By James Kenney. Amended from original publication at Queens Free Press in 2015.

Long live Jackie Earle Haley. Aficionados of 1970s cinema (which should translate to all fans of cinema, even those who think Seven Samurai is too long but Avengers: Endgame is just right) had better know him as an icon of that era of sophisticated Hollywood entertainment, playing the preternaturally mature little league player Kelly Leak in Michael Ritchie’s Bad News Bears and the good-hearted working-class kid Moocher in Peter Yate’s indefatigable classic Breaking Away. As he was not blessed with movie-star looks, it was perhaps not inevitable but nevertheless not astounding that he later found himself cast (when cast at all) as bad guys in low-grade schlock like Maniac Cop 3 and Dollman. Haley then wandered off into obscurity, but there was no doubt that for me he was a true star because I worried about him and found this plunge into seeming oblivion tragic. No one should give a performance as impeccable as the one he (and the entire cast) gave in Breaking Away and end up out of work.

So no one was happier than me when he reemerged after a twenty-year absence, apparently bloodied but unbowed, garnering an Academy-Award nomination for his portrayal of a pedophile in Little Children, and has since worked regularly, appearing as Rorschach in Watchmen and Freddie Krueger in The Nightmare on Elm Street reboot. As it turns out, he had spent his “lost years” directing commercials and industrial films in Texas, work that has served him well as he directs his first feature, Criminal Activities, starring Boardwalk Empire’s Michael Pitt, Haley himself, and John Travolta.
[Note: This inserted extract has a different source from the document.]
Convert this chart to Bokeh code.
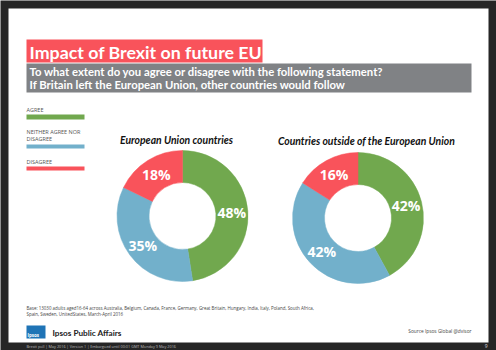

The film, which involves a bunch of young screw-ups being pressured into a kidnapping by a polite but sociopathic mobster (Travolta) they owe money to, looks, on the surface, like any number of recent releases consigned to Video on Demand status with a very limited theatrical run. What sets Activities apart is that it’s actually a rock-solid entertainment, sustaining its hard-edged comic vision, with Haley identifying the grace notes and eccentric beats in otherwise predictable hipster wise-guy material supplied by writer Robert Lowell.
Haley establishes the jazzy, violent milieu effortlessly in a few quick scenes, allowing the actors the room to breathe and inhabit their (occasionally stock) characters fully. An early scene with four guys bantering around a table is reassuring; the actors have built a pleasing rhythm and rapport with each other, and the director serves the material, using a clean, secure style that doesn’t call attention to itself. The film doesn’t rush into an action sequence involving characters we don’t know or care about, nor does the film slow down or hammer points to aid viewer comprehension. Haley trusts the actors to sell the material, and from the evidence, the actors trust him.

With good humor and energy, Travolta plays his part with a lot more panache than he has demonstrated in his last few performances. Travolta unfortunately looks a tad botoxed, and his hairpiece is initially distracting; if he’s not careful he could soon be entering the latter day Burt Reynolds world of inert features and improbable coiffures. But Travolta quickly reminds the viewer why he’s The Star, rattling off a lot of dialogue in his first scene with verve and wit. Travolta’s mafia man Eddie enjoys being out of control; when he snaps, you can feel the paranoid self-satisfaction. Haley injects lots of style and humor throughout; most every scene results in a laugh based purely on performance; he knows how to keep the actors loose and lively, even with fairly hackneyed post-Tarantino wiseguy material.

Criminal Activities is roomy and amiable, and reminds me a bit of Daniel Schechter’s recent Elmore Leonard adaptation Life of Crime; the dialogue is too often more Tarantino faux-hip than Leonard-lilt easy cool ( mafia wiseguys seldom talk about quantum physics while trying to collect on a loan), but Haley keeps the plot’s curls and hitches fairly unpredictable until a final act where the laborious manipulations of the screenplay are hard to overcome. Nevertheless, Criminal Activities is one of the most enjoyable of the 2015 V.O.D. releases and a must-see for those who like to watch criminal behavior (and film-making) done on a human scale.
Lebanese-American poet Khalil Gibran once said “In the dew of little things, the heart finds its morning and is refreshed’; in a period in America where film production is either focused on gargantuan big-budget sequels and reboots or on self-consciously important Academy-Award fodder, it is nice to come across Criminal Activities, a tight little disreputable tale that holds interest for 90 minutes. Welcome back, Mr. Haley.